This paper presents the results of a study on information extraction from unrestricted Turkish
text using statistical language processing methods. In languages like English, there is a very
small number of possible word forms with a given root word. However, languages like Turkish
have very productive agglutinative morphology. Thus, it is an issue to build statistical models
for specific tasks using the surface forms of the words, mainly because of the data sparseness
problem. In order to alleviate this problem, we used additional syntactic information, i.e. the
morphological structure of the words. We have successfully applied statistical methods using
both the lexical and morphological information to sentence segmentation, topic segmentation,
and name tagging tasks. For sentence segmentation, we have modeled the final inflectional
groups of the words and combined it with the lexical model, and decreased the error rate
to 4.34%, which is 21% better than the result obtained using only the surface forms of the
words. For topic segmentation, stems of the words (especially nouns) have been found to
be more effective than using the surface forms of the words and we have achieved 10.90%
segmentation error rate on our test set according to the weighted TDT-2 segmentation cost
metric.

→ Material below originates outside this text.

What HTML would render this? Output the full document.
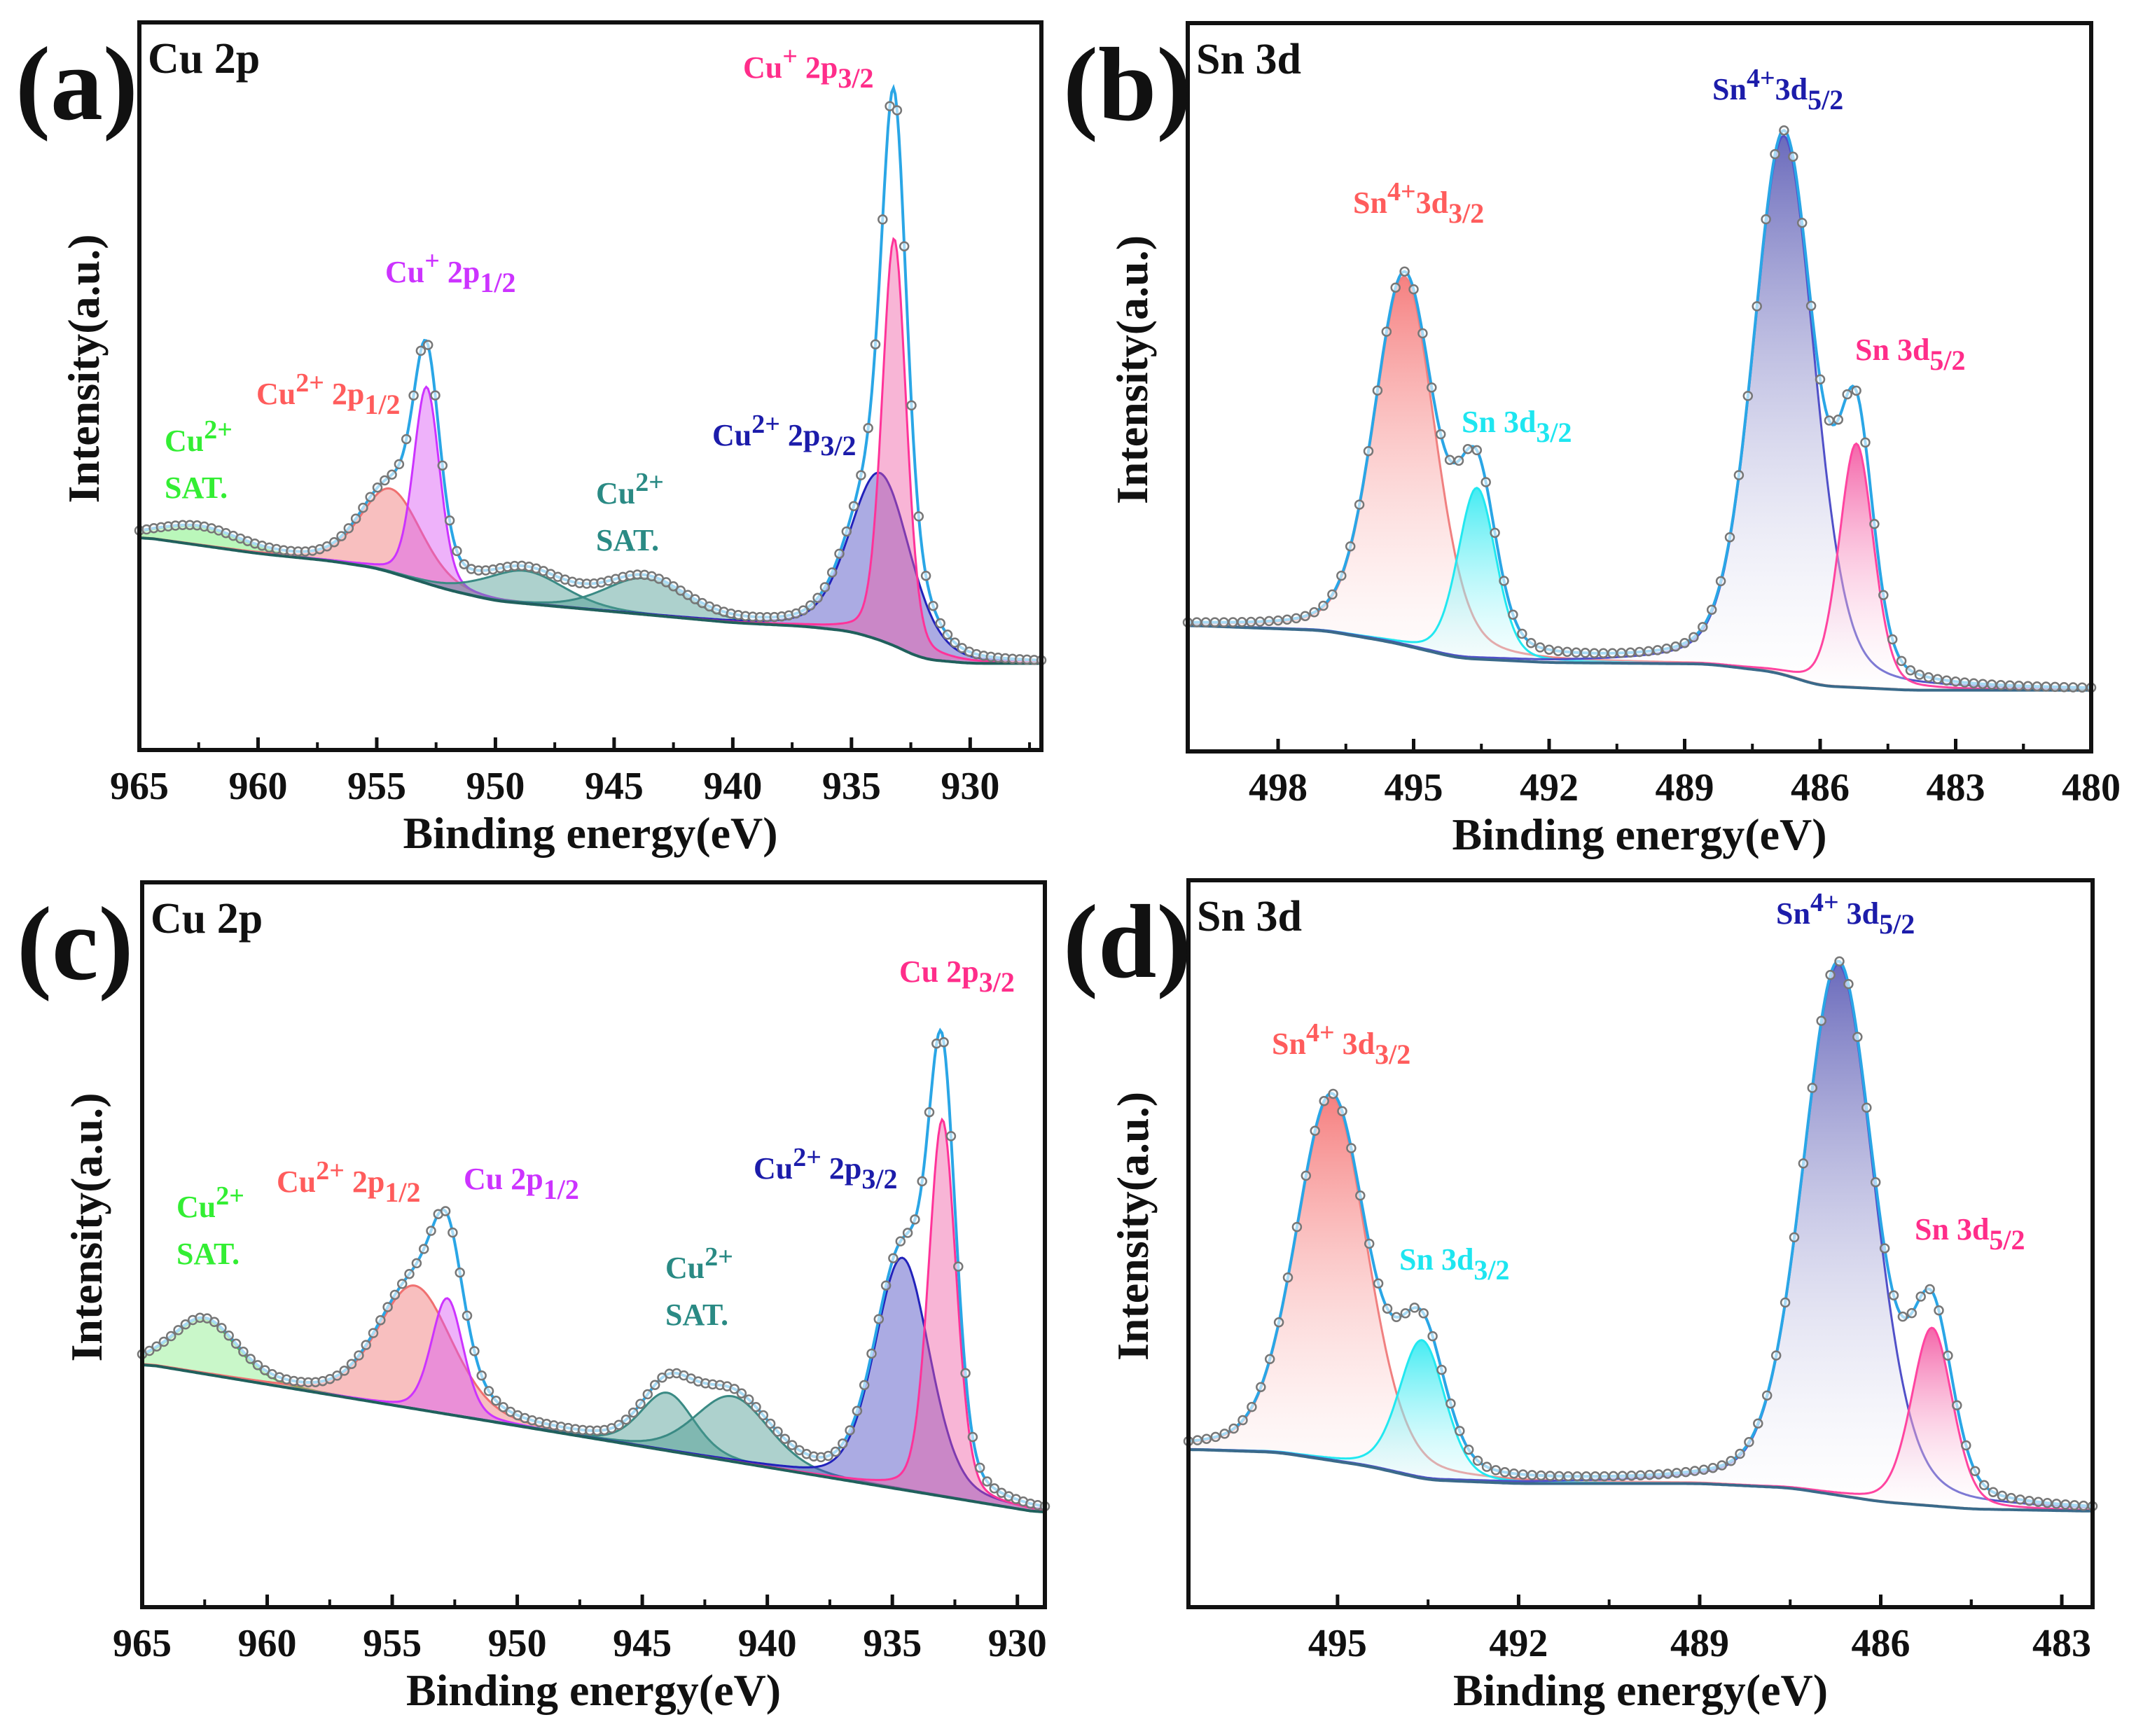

This is 32% better than the word-based baseline model. For name tagging, we used
four different information sources to model names. Our first information source is based on the
surface forms of the words. Then we combined the contextual cues with the lexical model, and
obtained some improvement. After this, we modeled the morphological analyses of the words, and finally we modeled the tag sequence, and reached an F-Measure of 91.56%, according
to the MUC evaluation criteria. Our results are important in the sense that, using linguistic
information, i.e. morphological analyses of the words, and a corpus large enough to train a statistical model significantly improves these basic information extraction tasks for Turkish.